TO DO.
Retype every line from the start of the data down to and including the line with "log-log plot) ─────────────────────────────────────────". Skip the pictures.

..............................

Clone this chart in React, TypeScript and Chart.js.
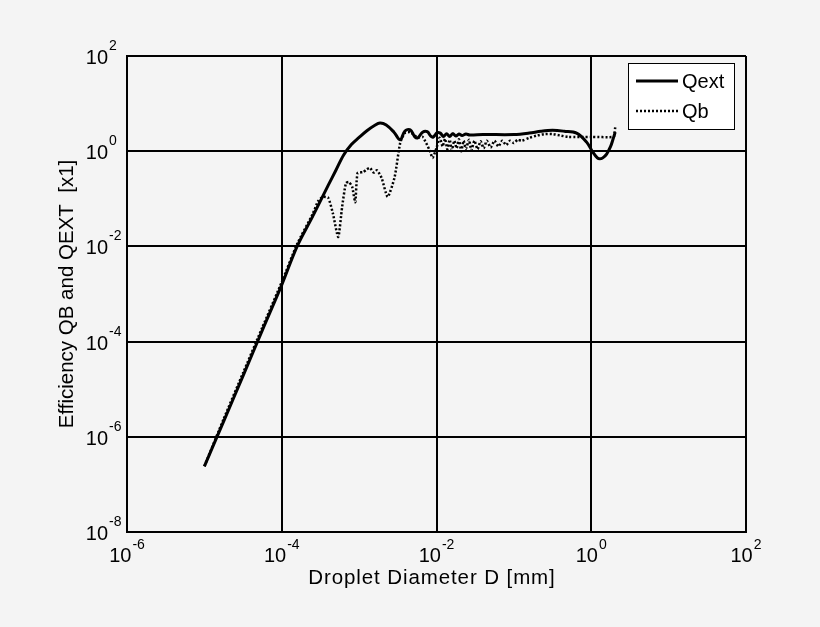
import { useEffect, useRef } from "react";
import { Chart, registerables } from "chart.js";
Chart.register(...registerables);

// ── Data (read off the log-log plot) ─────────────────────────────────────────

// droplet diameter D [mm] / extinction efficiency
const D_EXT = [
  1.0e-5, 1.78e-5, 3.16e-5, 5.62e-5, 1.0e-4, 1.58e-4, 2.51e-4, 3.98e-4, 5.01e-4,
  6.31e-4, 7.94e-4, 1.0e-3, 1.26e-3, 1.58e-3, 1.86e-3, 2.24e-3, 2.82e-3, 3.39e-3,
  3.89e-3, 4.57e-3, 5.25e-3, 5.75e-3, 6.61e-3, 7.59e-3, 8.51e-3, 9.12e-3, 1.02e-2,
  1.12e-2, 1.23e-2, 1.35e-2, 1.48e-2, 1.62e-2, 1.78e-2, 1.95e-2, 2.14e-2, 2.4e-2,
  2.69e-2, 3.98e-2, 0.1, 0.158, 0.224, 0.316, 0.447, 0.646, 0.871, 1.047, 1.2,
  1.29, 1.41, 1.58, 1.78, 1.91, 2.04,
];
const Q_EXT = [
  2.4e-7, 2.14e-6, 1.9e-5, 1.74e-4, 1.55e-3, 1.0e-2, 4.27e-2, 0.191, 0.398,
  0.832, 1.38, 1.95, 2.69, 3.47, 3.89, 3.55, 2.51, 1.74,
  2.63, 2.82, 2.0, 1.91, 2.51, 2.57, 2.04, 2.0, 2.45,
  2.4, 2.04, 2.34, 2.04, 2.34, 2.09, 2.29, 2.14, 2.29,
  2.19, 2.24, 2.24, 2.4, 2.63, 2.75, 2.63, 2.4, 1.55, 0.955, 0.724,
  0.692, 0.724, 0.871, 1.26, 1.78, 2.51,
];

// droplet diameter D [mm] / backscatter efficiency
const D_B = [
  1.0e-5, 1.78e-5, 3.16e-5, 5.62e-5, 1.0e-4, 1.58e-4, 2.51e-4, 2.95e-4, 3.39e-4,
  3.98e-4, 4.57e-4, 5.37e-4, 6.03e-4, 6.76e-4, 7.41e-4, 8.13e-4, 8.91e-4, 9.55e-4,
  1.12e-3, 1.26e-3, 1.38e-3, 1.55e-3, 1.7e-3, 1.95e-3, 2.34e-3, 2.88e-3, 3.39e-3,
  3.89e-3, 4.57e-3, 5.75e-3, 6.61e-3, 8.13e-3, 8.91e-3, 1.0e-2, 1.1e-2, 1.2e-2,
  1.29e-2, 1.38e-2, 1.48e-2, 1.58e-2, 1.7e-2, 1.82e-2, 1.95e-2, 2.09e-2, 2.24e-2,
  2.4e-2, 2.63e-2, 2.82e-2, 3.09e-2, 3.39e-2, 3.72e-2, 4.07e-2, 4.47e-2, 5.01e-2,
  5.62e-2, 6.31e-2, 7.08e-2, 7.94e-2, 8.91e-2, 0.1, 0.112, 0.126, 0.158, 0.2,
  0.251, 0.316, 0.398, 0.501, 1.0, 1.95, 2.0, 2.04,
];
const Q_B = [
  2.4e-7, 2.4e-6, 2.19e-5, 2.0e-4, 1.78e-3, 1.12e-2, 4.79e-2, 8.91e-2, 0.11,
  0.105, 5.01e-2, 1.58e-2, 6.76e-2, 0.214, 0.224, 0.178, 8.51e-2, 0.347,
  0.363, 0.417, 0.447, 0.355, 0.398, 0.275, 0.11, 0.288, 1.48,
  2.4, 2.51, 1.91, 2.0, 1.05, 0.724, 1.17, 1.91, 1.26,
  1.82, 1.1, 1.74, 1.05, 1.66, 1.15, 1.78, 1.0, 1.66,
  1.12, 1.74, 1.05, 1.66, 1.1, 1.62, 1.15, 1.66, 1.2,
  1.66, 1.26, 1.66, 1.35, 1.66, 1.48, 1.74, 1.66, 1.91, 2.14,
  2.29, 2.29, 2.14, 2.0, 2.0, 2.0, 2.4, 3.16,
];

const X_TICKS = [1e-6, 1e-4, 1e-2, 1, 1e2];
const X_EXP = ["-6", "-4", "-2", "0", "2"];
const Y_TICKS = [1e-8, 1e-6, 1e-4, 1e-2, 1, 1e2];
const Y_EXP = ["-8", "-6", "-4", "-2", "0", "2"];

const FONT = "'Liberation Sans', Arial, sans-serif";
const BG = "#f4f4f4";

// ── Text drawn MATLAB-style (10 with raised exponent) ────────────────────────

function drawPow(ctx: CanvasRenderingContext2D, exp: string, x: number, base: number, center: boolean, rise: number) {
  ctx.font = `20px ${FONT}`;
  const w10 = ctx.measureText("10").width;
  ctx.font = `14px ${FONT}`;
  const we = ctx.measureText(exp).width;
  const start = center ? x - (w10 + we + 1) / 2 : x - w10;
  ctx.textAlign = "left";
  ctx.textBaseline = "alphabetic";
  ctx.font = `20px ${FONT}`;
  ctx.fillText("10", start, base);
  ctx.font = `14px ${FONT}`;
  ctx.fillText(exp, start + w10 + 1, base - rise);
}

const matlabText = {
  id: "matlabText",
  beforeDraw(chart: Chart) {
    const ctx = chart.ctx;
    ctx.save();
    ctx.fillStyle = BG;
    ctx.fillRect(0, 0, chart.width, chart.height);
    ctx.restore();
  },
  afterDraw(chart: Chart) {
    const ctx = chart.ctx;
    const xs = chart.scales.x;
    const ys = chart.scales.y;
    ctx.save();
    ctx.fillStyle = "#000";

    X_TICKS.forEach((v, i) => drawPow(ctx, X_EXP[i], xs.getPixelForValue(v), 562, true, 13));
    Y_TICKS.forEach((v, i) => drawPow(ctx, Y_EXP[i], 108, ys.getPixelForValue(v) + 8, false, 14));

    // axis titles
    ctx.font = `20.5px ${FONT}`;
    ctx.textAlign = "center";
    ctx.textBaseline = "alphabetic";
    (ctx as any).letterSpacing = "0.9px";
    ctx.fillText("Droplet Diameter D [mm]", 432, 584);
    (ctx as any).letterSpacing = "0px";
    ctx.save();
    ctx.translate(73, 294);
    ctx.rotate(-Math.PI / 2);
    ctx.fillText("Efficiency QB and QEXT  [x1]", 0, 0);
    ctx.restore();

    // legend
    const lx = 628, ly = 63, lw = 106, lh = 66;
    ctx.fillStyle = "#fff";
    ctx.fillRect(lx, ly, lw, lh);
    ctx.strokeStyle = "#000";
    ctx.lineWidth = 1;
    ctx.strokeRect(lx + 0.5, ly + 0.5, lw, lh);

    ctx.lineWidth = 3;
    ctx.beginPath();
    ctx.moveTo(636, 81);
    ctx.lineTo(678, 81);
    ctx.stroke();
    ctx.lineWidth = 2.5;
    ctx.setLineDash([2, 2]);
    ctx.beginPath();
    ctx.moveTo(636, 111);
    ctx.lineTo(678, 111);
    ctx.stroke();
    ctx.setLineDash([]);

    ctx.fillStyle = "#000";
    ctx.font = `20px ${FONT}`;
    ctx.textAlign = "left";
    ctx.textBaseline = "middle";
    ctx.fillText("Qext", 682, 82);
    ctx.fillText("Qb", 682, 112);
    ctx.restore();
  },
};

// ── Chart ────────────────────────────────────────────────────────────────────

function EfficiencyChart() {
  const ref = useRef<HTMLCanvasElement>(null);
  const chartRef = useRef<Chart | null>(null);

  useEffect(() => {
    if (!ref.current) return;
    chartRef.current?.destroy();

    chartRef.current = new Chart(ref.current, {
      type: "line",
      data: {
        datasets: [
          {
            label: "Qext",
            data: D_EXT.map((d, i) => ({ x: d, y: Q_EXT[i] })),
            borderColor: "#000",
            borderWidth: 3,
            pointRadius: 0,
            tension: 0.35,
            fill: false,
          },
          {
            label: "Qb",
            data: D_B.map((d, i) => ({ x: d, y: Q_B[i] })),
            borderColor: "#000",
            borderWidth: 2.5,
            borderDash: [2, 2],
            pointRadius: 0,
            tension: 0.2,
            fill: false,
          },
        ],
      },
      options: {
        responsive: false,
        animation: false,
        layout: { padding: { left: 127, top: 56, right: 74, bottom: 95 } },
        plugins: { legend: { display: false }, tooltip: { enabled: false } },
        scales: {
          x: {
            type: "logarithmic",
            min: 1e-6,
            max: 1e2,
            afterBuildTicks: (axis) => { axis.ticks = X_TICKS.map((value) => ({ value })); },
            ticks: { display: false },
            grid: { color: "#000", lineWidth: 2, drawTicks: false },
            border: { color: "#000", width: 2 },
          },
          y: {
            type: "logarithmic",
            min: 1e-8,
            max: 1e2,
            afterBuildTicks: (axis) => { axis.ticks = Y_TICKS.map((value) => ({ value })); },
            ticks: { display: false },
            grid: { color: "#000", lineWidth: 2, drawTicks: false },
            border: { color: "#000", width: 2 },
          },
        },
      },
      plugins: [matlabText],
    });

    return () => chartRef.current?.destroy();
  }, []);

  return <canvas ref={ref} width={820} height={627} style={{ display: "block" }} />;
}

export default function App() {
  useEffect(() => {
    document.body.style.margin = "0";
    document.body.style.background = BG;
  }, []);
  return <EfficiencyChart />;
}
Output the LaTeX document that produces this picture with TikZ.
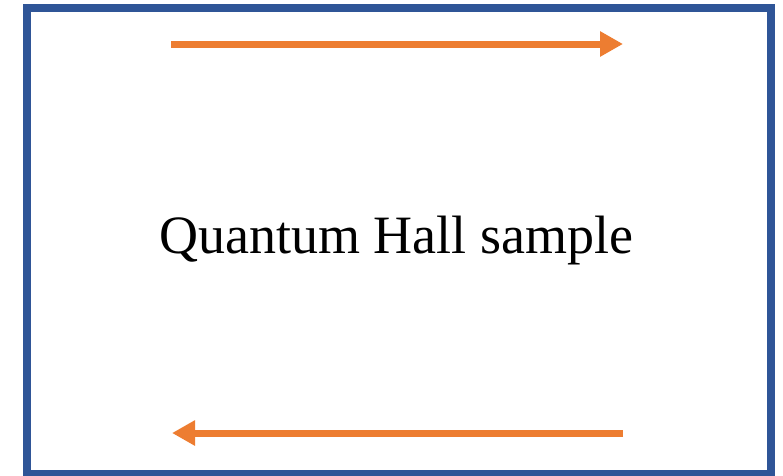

..............................

OUTPUT FOR THIS EXERCISE.
Clone this chart in React, TypeScript and Chart.js.
import { useEffect, useRef } from "react";
import { Chart, registerables } from "chart.js";
Chart.register(...registerables);

// ── Data (read off the log-log plot) ─────────────────────────────────────────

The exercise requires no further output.